[GOAL OF THE EXERCISE]:
The complete listing should be restated exactly.

[SUPPLIED INFORMATION]:
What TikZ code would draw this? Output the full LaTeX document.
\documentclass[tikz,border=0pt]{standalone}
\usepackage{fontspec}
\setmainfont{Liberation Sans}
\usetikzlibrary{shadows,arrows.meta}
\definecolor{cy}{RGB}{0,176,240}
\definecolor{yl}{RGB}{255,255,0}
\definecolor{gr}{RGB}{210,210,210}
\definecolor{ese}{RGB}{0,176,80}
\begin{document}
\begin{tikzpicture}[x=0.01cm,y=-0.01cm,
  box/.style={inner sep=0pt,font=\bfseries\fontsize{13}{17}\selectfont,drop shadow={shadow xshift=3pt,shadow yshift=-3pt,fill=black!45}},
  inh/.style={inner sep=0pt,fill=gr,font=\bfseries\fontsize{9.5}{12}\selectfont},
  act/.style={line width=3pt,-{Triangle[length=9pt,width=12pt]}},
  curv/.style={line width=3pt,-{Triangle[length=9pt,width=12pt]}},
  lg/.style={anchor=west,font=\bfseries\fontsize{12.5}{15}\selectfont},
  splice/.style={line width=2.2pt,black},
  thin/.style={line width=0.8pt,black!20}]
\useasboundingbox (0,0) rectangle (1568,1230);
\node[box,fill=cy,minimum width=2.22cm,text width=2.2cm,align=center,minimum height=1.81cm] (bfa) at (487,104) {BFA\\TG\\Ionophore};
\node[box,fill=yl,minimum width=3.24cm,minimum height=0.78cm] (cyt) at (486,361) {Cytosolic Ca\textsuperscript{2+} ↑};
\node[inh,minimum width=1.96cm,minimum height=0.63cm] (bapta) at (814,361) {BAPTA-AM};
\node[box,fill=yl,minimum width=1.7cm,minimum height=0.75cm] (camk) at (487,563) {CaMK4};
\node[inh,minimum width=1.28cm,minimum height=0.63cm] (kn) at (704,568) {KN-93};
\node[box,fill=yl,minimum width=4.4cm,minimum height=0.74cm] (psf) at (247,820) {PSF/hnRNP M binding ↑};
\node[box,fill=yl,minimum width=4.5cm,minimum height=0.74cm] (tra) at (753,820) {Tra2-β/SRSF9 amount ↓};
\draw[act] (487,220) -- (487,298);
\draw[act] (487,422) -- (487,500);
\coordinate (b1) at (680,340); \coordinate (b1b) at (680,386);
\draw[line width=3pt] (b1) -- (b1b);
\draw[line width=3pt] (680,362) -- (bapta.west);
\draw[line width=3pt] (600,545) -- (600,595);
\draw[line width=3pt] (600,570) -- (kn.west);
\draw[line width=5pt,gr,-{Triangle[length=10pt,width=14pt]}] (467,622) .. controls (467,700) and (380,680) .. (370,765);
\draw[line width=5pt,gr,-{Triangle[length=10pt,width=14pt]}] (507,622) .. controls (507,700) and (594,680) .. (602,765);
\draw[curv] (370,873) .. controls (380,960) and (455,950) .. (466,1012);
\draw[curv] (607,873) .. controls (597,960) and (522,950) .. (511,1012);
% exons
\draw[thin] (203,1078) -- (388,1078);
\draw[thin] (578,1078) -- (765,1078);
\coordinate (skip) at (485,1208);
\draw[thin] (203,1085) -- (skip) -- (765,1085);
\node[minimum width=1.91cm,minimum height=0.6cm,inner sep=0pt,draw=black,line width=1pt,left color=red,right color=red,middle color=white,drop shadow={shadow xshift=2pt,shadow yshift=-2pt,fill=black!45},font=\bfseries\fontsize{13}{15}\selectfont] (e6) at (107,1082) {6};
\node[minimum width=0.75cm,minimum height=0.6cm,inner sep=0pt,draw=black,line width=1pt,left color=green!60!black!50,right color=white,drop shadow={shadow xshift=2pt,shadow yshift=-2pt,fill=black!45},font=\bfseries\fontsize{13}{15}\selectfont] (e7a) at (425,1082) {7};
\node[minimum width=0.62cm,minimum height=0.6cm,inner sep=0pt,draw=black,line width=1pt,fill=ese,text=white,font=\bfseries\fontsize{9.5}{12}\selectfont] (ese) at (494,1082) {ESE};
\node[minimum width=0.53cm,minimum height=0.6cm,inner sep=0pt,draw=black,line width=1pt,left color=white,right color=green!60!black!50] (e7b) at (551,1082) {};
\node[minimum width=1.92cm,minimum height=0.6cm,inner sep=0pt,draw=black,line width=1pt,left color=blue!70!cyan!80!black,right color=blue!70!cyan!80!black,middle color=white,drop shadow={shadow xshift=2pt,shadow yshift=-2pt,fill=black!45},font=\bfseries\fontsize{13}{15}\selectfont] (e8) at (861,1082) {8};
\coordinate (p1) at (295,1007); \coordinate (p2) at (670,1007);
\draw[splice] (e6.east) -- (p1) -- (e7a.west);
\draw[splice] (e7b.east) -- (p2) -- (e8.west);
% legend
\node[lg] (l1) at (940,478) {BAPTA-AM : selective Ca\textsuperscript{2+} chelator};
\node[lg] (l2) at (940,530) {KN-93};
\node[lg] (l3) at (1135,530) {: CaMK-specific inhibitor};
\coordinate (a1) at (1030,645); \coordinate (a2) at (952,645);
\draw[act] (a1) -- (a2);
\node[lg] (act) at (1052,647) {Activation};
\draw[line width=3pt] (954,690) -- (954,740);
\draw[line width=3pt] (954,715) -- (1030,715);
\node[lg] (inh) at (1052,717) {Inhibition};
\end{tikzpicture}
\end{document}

[TASK ANSWER]:
What TikZ code would draw this? Output the full LaTeX document.
\documentclass[tikz,border=0pt]{standalone}
\usepackage{fontspec}
\setmainfont{Liberation Sans}
\usetikzlibrary{shadows,arrows.meta}
\definecolor{cy}{RGB}{0,176,240}
\definecolor{yl}{RGB}{255,255,0}
\definecolor{gr}{RGB}{210,210,210}
\definecolor{ese}{RGB}{0,176,80}
\begin{document}
\begin{tikzpicture}[x=0.01cm,y=-0.01cm,
  box/.style={inner sep=0pt,font=\bfseries\fontsize{13}{17}\selectfont,drop shadow={shadow xshift=3pt,shadow yshift=-3pt,fill=black!45}},
  inh/.style={inner sep=0pt,fill=gr,font=\bfseries\fontsize{9.5}{12}\selectfont},
  act/.style={line width=3pt,-{Triangle[length=9pt,width=12pt]}},
  curv/.style={line width=3pt,-{Triangle[length=9pt,width=12pt]}},
  lg/.style={anchor=west,font=\bfseries\fontsize{12.5}{15}\selectfont},
  splice/.style={line width=2.2pt,black},
  thin/.style={line width=0.8pt,black!20}]
\useasboundingbox (0,0) rectangle (1568,1230);
\node[box,fill=cy,minimum width=2.22cm,text width=2.2cm,align=center,minimum height=1.81cm] (bfa) at (487,104) {BFA\\TG\\Ionophore};
\node[box,fill=yl,minimum width=3.24cm,minimum height=0.78cm] (cyt) at (486,361) {Cytosolic Ca\textsuperscript{2+} ↑};
\node[inh,minimum width=1.96cm,minimum height=0.63cm] (bapta) at (814,361) {BAPTA-AM};
\node[box,fill=yl,minimum width=1.7cm,minimum height=0.75cm] (camk) at (487,563) {CaMK4};
\node[inh,minimum width=1.28cm,minimum height=0.63cm] (kn) at (704,568) {KN-93};
\node[box,fill=yl,minimum width=4.4cm,minimum height=0.74cm] (psf) at (247,820) {PSF/hnRNP M binding ↑};
\node[box,fill=yl,minimum width=4.5cm,minimum height=0.74cm] (tra) at (753,820) {Tra2-β/SRSF9 amount ↓};
\draw[act] (487,220) -- (487,298);
\draw[act] (487,422) -- (487,500);
\coordinate (b1) at (680,340); \coordinate (b1b) at (680,386);
\draw[line width=3pt] (b1) -- (b1b);
\draw[line width=3pt] (680,362) -- (bapta.west);
\draw[line width=3pt] (600,545) -- (600,595);
\draw[line width=3pt] (600,570) -- (kn.west);
\draw[line width=5pt,gr,-{Triangle[length=10pt,width=14pt]}] (467,622) .. controls (467,700) and (380,680) .. (370,765);
\draw[line width=5pt,gr,-{Triangle[length=10pt,width=14pt]}] (507,622) .. controls (507,700) and (594,680) .. (602,765);
\draw[curv] (370,873) .. controls (380,960) and (455,950) .. (466,1012);
\draw[curv] (607,873) .. controls (597,960) and (522,950) .. (511,1012);
% exons
\draw[thin] (203,1078) -- (388,1078);
\draw[thin] (578,1078) -- (765,1078);
\coordinate (skip) at (485,1208);
\draw[thin] (203,1085) -- (skip) -- (765,1085);
\node[minimum width=1.91cm,minimum height=0.6cm,inner sep=0pt,draw=black,line width=1pt,left color=red,right color=red,middle color=white,drop shadow={shadow xshift=2pt,shadow yshift=-2pt,fill=black!45},font=\bfseries\fontsize{13}{15}\selectfont] (e6) at (107,1082) {6};
\node[minimum width=0.75cm,minimum height=0.6cm,inner sep=0pt,draw=black,line width=1pt,left color=green!60!black!50,right color=white,drop shadow={shadow xshift=2pt,shadow yshift=-2pt,fill=black!45},font=\bfseries\fontsize{13}{15}\selectfont] (e7a) at (425,1082) {7};
\node[minimum width=0.62cm,minimum height=0.6cm,inner sep=0pt,draw=black,line width=1pt,fill=ese,text=white,font=\bfseries\fontsize{9.5}{12}\selectfont] (ese) at (494,1082) {ESE};
\node[minimum width=0.53cm,minimum height=0.6cm,inner sep=0pt,draw=black,line width=1pt,left color=white,right color=green!60!black!50] (e7b) at (551,1082) {};
\node[minimum width=1.92cm,minimum height=0.6cm,inner sep=0pt,draw=black,line width=1pt,left color=blue!70!cyan!80!black,right color=blue!70!cyan!80!black,middle color=white,drop shadow={shadow xshift=2pt,shadow yshift=-2pt,fill=black!45},font=\bfseries\fontsize{13}{15}\selectfont] (e8) at (861,1082) {8};
\coordinate (p1) at (295,1007); \coordinate (p2) at (670,1007);
\draw[splice] (e6.east) -- (p1) -- (e7a.west);
\draw[splice] (e7b.east) -- (p2) -- (e8.west);
% legend
\node[lg] (l1) at (940,478) {BAPTA-AM : selective Ca\textsuperscript{2+} chelator};
\node[lg] (l2) at (940,530) {KN-93};
\node[lg] (l3) at (1135,530) {: CaMK-specific inhibitor};
\coordinate (a1) at (1030,645); \coordinate (a2) at (952,645);
\draw[act] (a1) -- (a2);
\node[lg] (act) at (1052,647) {Activation};
\draw[line width=3pt] (954,690) -- (954,740);
\draw[line width=3pt] (954,715) -- (1030,715);
\node[lg] (inh) at (1052,717) {Inhibition};
\end{tikzpicture}
\end{document}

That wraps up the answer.